I can't believe this is the kind of shit I think about while at brunch with some pals on a Sunday afternoon, but here we are...
Does "brand" matter?
First, cool your jets, brand val kids - I'm not talking about this from a valuation, ROI, LTV, blah blah blah standpoint. That's point Z. I'm thinking about this in terms of point A, step 1, zero dark launch.
This question popped into my head this week when Ben Pieratt created an identity without a product and put it for sale with the cool price tag of $18K (complete with URL, Tumblr account, and some t-shirts, though..) with his project hessian.tv.
While to keep myself employed, the answer is of course brand matters. And just because, of course it does. Ask any company worth more than $100 and a little bit of ambition to earn more than that $100 and they'll tell you it does. How much is is a different conversation all together that I don't have the energy to write about today.
But at the same time, our the gate, it really doesn't matter.
Whenever clients ask me "What's a good name?" or "Is this the right logo?" The answer is always "any name" and "sure, depends on you."
Because a name, a logo, any identity element means absolutely nothing until you train your marketing (read: spend a decent amount of time and money) to know what it means.
You can name your company Akjiwa if you want and if you have enough cash to put marketing behind it, it can become the best damn name anyone's ever seen (see: Google, Kodak).
On the flip side, you can name your company Hat Store and be neither a store nor sell hats as long as you have the cash to tell people that's the case (see: Apple, BlackBerry, Orange and lots of real word abstract non-fruit names)
So I'm actually less pissed off about Hessian.tv than I was earlier this week.

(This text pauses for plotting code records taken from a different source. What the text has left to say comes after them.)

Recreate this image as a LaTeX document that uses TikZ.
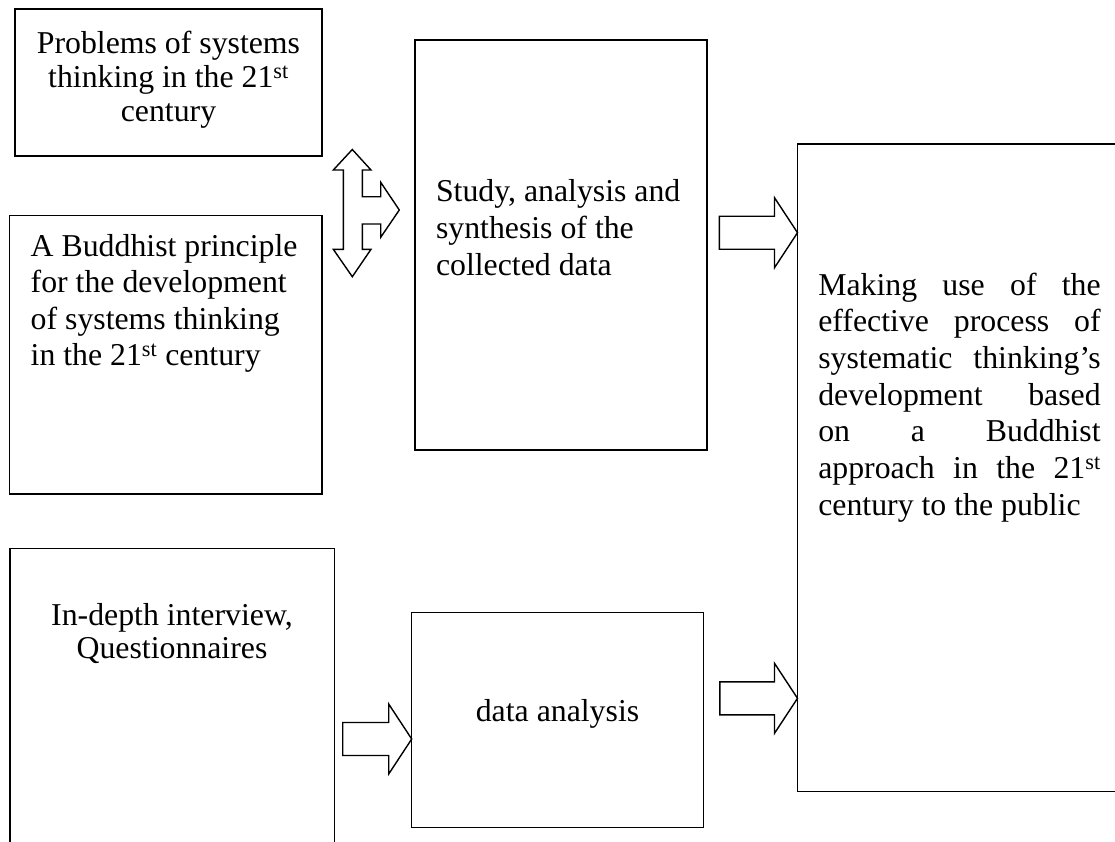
\documentclass[tikz,border=0pt]{standalone}
\usepackage{fontspec}
\setmainfont{Liberation Serif}
\newcommand{\blockarrow}[2]{% tip coordinate, total length
  \draw[barrow] (#1) -- ++(-23,35) -- ++(0,-18.5) -- ++(-#2+23,0) -- ++(0,-33) -- ++(#2-23,0) -- ++(0,-18.5) -- cycle;}
\begin{document}
\begin{tikzpicture}[x=1pt,y=-1pt,
  font=\fontsize{31.8}{36.7}\selectfont,
  box/.style={draw, line width=1.4pt, inner sep=0pt, outer sep=0pt, anchor=north west},
  txt/.style={inner sep=0pt, outer sep=0pt},
  barrow/.style={draw, line width=1.4pt, fill=white, line join=miter}]
\useasboundingbox (0,0) rectangle (1115,841);
\clip (0,0) rectangle (1115,841);

% boxes
\node[box, minimum width=307pt, minimum height=147pt] (b1) at (15,9) {};
\node[box, minimum width=312.5pt, minimum height=278.5pt] (b2) at (9.5,215.5) {};
\node[box, minimum width=292pt, minimum height=410pt] (b3) at (415,40) {};
\node[box, minimum width=330pt, minimum height=647.5pt] (b4) at (797.5,144) {};
\node[box, minimum width=324.3pt, minimum height=320pt] (b5) at (10,548.3) {};
\node[box, minimum width=292pt, minimum height=215pt] (b6) at (411.7,612.7) {};

% texts
\node[txt, anchor=base] (t1) at (168.5,53.3) {\parbox[t]{300pt}{\centering\fontsize{31.8}{34}\selectfont
  Problems of systems\\ thinking in the 21\textsuperscript{st}\\ century}};
\node[txt, anchor=base west] (t2) at (30.7,256.7) {\parbox[t]{290pt}{\raggedright\fontsize{31.8}{36.2}\selectfont
  A Buddhist principle\\ for the development\\ of systems thinking\\ in the 21\textsuperscript{st} century}};
\node[txt, anchor=base west] (t3) at (436,201.7) {\parbox[t]{265pt}{\raggedright\fontsize{31.8}{36.7}\selectfont
  Study, analysis and\\ synthesis of the\\ collected data}};
\node[txt, anchor=base west] (t4) at (818.3,295) {\parbox[t]{283pt}{\raggedright\fontsize{31.8}{36.7}\selectfont
  \makebox[282.4pt][s]{Making use of the}\\
  \makebox[282.4pt][s]{effective process of}\\
  \makebox[282.4pt][s]{systematic thinking’s}\\
  \makebox[282.4pt][s]{development based}\\
  \makebox[282.4pt][s]{on a Buddhist}\\
  \makebox[282.4pt][s]{approach in the 21\textsuperscript{st}}\\
  century to the public}};
\node[txt, anchor=base] (t5) at (172,625.7) {\parbox[t]{310pt}{\centering\fontsize{31.8}{32.7}\selectfont
  In-depth interview,\\ Questionnaires}};
\node[txt, anchor=base] (t6) at (557.5,721.7) {data analysis};

% block arrows (tips on the target boxes)
\coordinate (ya) at (0,232.7);
\coordinate (yb) at (0,698.3);
\coordinate (yc) at (0,739);
\coordinate (ta) at (b4.west |- ya);
\coordinate (tb) at (b4.west |- yb);
\coordinate (tc) at (b6.west |- yc);
\blockarrow{ta}{78.2}
\blockarrow{tb}{77.7}
\blockarrow{tc}{69}

% double arrow with branch between left boxes and study box
\coordinate (da) at (352.3,213);
\draw[barrow] (da) ++(0,-63.5) -- ++(18.7,20.5) -- ++(-8.7,0) -- ++(0,26.7)
  -- ++(18.4,0) -- ++(0,-14.4) -- ++(18.6,27.7) -- ++(-18.6,27.3) -- ++(0,-13.3)
  -- ++(-18.4,0) -- ++(0,25.3) -- ++(8.7,0) -- ++(-18.7,27.4) -- ++(-19,-27.4)
  -- ++(10,0) -- ++(0,-79.3) -- ++(-10,0) -- cycle;
\end{tikzpicture}
\end{document}
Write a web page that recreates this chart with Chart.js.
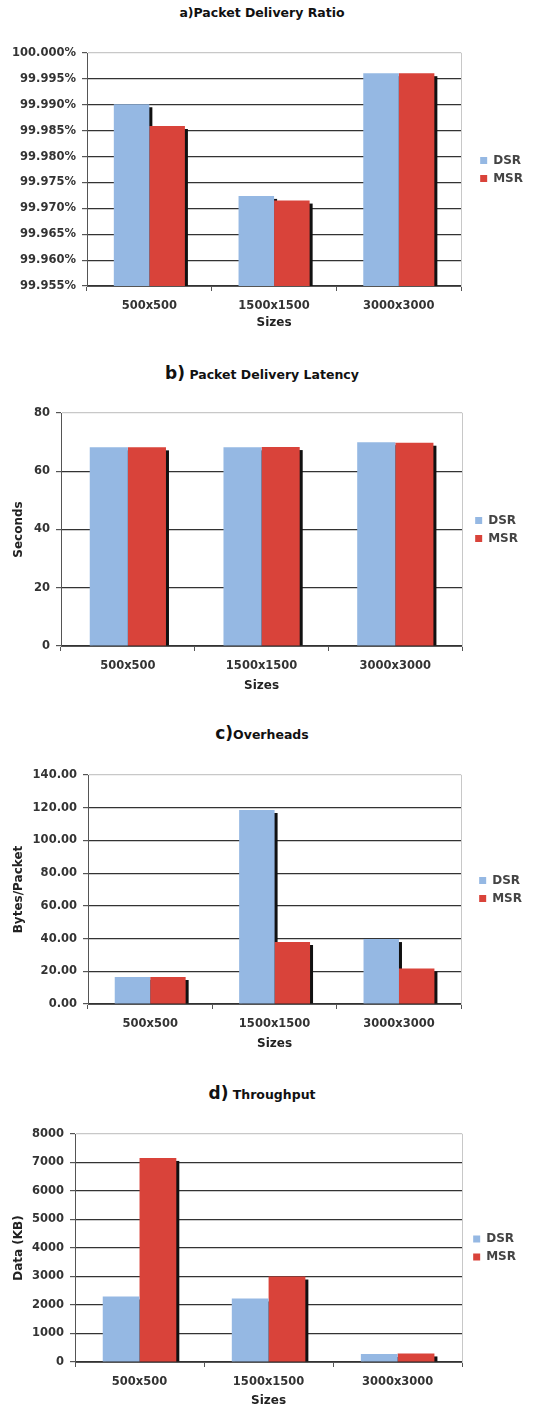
<!DOCTYPE html>
<html>
<head>
<meta charset="utf-8">
<script src="https://cdn.jsdelivr.net/npm/chart.js@4.4.0/dist/chart.umd.min.js"></script>
<style>
  body { margin: 0; background: #fff; width: 535px; height: 1410px; position: relative; overflow: hidden; font-family: "DejaVu Sans", Verdana, sans-serif; }
  .ttl { position: absolute; left: 0; width: 524px; text-align: center; font-weight: bold; font-size: 12.5px; line-height: 20px; color: #111; white-space: nowrap; }
  .ttl span { font-size: 17px; }
  canvas { position: absolute; left: 0; display: block; }
</style>
</head>
<body>
<div class="ttl" style="top:3px"><span style="font-size:12.5px">a)</span>Packet Delivery Ratio</div>
<div class="ttl" style="top:363px"><span>b)</span> Packet Delivery Latency</div>
<div class="ttl" style="top:723px"><span>c)</span>Overheads</div>
<div class="ttl" style="top:1083px"><span>d)</span> Throughput</div>

<canvas id="chartA" width="535" height="297" style="top:35px"></canvas>
<canvas id="chartB" width="535" height="300" style="top:395px"></canvas>
<canvas id="chartC" width="535" height="296" style="top:757px"></canvas>
<canvas id="chartD" width="535" height="294" style="top:1116px"></canvas>

<script>
// ---- data ----
const sizes = ['500x500', '1500x1500', '3000x3000'];
const seriesNames = ['DSR', 'MSR'];

// a) packet delivery ratio, percent
const ratioDSR = [99.9901, 99.9724, 99.9961];
const ratioMSR = [99.9859, 99.9715, 99.9961];
const ratioTicks = [99.955, 99.960, 99.965, 99.970, 99.975, 99.980, 99.985, 99.990, 99.995, 100.000];

// b) packet delivery latency, seconds
const latencyDSR = [68.2, 68.2, 70.0];
const latencyMSR = [68.2, 68.3, 69.8];
const latencyTicks = [0, 20, 40, 60, 80];

// c) overheads, bytes/packet
const overheadDSR = [16.5, 118.6, 39.7];
const overheadMSR = [16.5, 37.9, 21.7];
const overheadTicks = [0, 20, 40, 60, 80, 100, 120, 140];

// d) throughput, KB
const throughputDSR = [2300, 2230, 280];
const throughputMSR = [7160, 3000, 300];
const throughputTicks = [0, 1000, 2000, 3000, 4000, 5000, 6000, 7000, 8000];

const FONT = '"DejaVu Sans", Verdana, sans-serif';
const DSR_COLOR = '#95b8e3';
const MSR_COLOR = '#d9433a';
const AXIS = '#555';

// black drop shadow on the right side of each bar (drawn under all bars)
const barShadow = {
  id: 'barShadow',
  beforeDatasetsDraw(chart) {
    const { ctx, chartArea } = chart;
    ctx.save();
    ctx.beginPath();
    ctx.rect(chartArea.left, chartArea.top, chartArea.width, chartArea.height);
    ctx.clip();
    ctx.fillStyle = '#111';
    chart.data.datasets.forEach((ds, i) => {
      chart.getDatasetMeta(i).data.forEach(bar => {
        const p = bar.getProps(['x', 'y', 'base', 'width'], true);
        ctx.fillRect(p.x - p.width / 2 + 3, p.y + 3, p.width, p.base - p.y - 3);
      });
    });
    ctx.restore();
  }
};

function makeChart(id, cfg) {
  const yMax = cfg.ticks[cfg.ticks.length - 1];
  return new Chart(document.getElementById(id), {
    type: 'bar',
    data: {
      labels: sizes,
      datasets: [
        { label: seriesNames[0], data: cfg.dsr, backgroundColor: DSR_COLOR },
        { label: seriesNames[1], data: cfg.msr, backgroundColor: MSR_COLOR }
      ]
    },
    plugins: [barShadow],
    options: {
      responsive: false,
      animation: false,
      layout: { padding: { top: 18, right: cfg.padRight, bottom: 0, left: 0 } },
      datasets: { bar: { barPercentage: 1, categoryPercentage: 0.57 } },
      plugins: {
        tooltip: { enabled: false },
        legend: {
          position: 'right',
          align: 'center',
          fullSize: false,   // centre it on the plot area, not the whole canvas
          labels: {
            boxWidth: 7, boxHeight: 7, padding: 6, color: '#444',
            font: { family: FONT, size: 12, weight: 'bold' }
          }
        }
      },
      scales: {
        x: {
          type: 'category',
          offset: true,
          afterFit: s => { s.height = cfg.xHeight; },
          grid: { offset: true, drawOnChartArea: false, drawTicks: true, tickLength: 5, color: AXIS },
          border: { color: AXIS, width: 1 },
          ticks: { padding: 8, color: '#333', font: { family: FONT, size: 11.5, weight: 'bold' } },
          title: { display: true, text: 'Sizes', color: '#222', padding: { top: 0, bottom: 2 },
                   font: { family: FONT, size: 12, weight: 'bold' } }
        },
        y: {
          min: cfg.ticks[0],
          max: yMax,
          afterBuildTicks: s => { s.ticks = cfg.ticks.map(v => ({ value: v })); },
          afterFit: s => { s.width = cfg.left; },
          grid: {
            color: c => (c.tick && c.tick.value === yMax) ? '#c8c8c8' : '#333',
            tickColor: AXIS, tickLength: 5, lineWidth: 1.2
          },
          border: { color: AXIS, width: 1 },
          ticks: { padding: 6, color: '#333', callback: cfg.fmt,
                   font: { family: FONT, size: 11.5, weight: 'bold' } },
          title: { display: !!cfg.yTitle, text: cfg.yTitle || '', color: '#222',
                   padding: { top: 12, bottom: 0 },
                   font: { family: FONT, size: 12, weight: 'bold' } }
        },
        // thin spacer on the right: draws the light plot border and pushes the legend out
        yr: {
          type: 'linear',
          position: 'right',
          afterFit: s => { s.width = cfg.gap; },
          grid: { drawOnChartArea: false, drawTicks: false },
          ticks: { display: false },
          border: { color: '#c8c8c8', width: 1 }
        }
      }
    }
  });
}

makeChart('chartA', {
  dsr: ratioDSR, msr: ratioMSR, ticks: ratioTicks,
  fmt: v => Number(v).toFixed(3) + '%',
  left: 87, gap: 13, padRight: 2, xHeight: 46
});

makeChart('chartB', {
  dsr: latencyDSR, msr: latencyMSR, ticks: latencyTicks,
  fmt: v => String(v), yTitle: 'Seconds',
  left: 61, gap: 7, padRight: 7, xHeight: 49
});

makeChart('chartC', {
  dsr: overheadDSR, msr: overheadMSR, ticks: overheadTicks,
  fmt: v => Number(v).toFixed(2), yTitle: 'Bytes/Packet',
  left: 88, gap: 12, padRight: 3, xHeight: 49
});

makeChart('chartD', {
  dsr: throughputDSR, msr: throughputMSR, ticks: throughputTicks,
  fmt: v => String(v), yTitle: 'Data (KB)',
  left: 75, gap: 5, padRight: 9, xHeight: 48
});
</script>
</body>
</html>
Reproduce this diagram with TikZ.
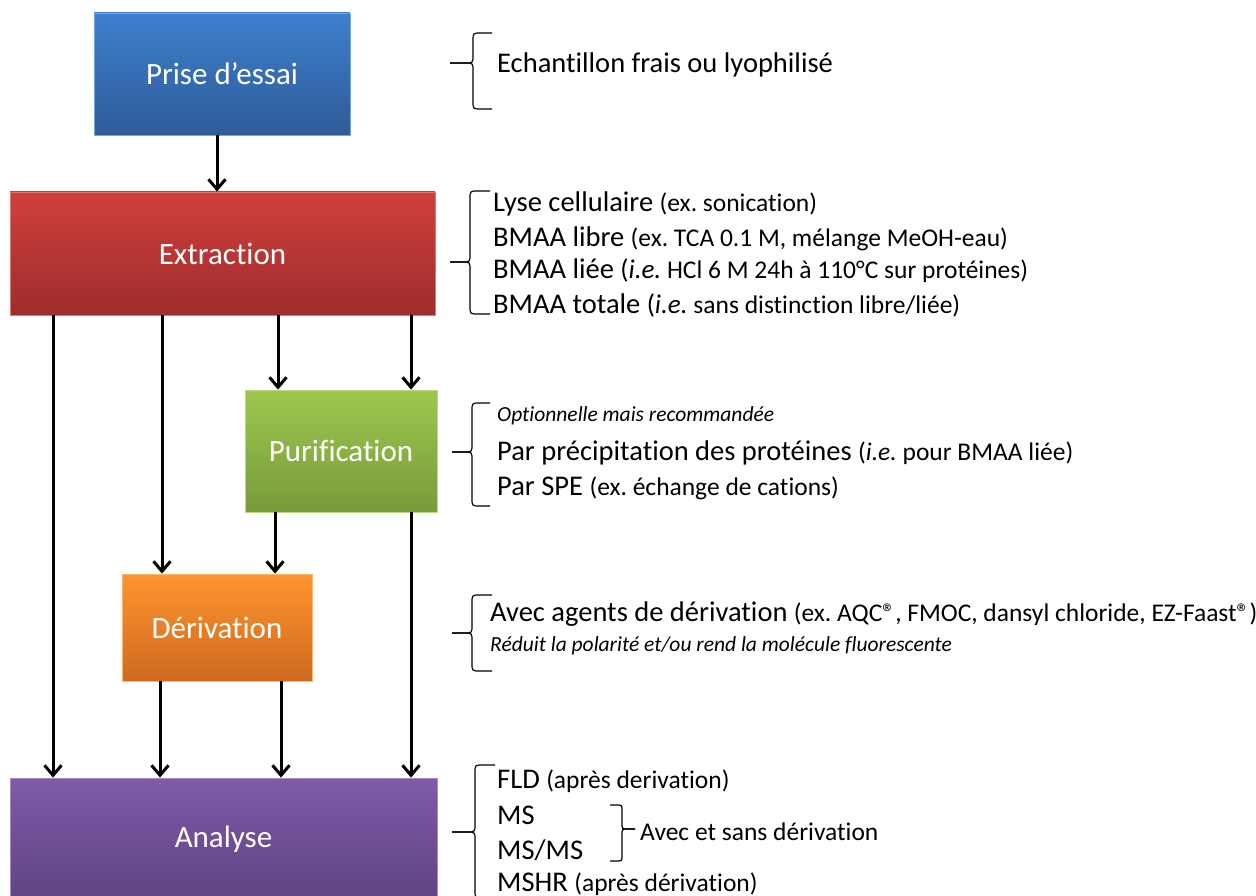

It does go against everything I believe in creative strategy in that you of course start with what you want to accomplish and land on a name. And I do think Ben was probably just showing off his creativity with a different idea that would get him a few eye balls.
But it actually could be an awesome brand for the right company - one that can add a few more 0s on the end of that $18,000 price tag to define the perception of the Hessian brand.
Or someone in the business of selling Hessians.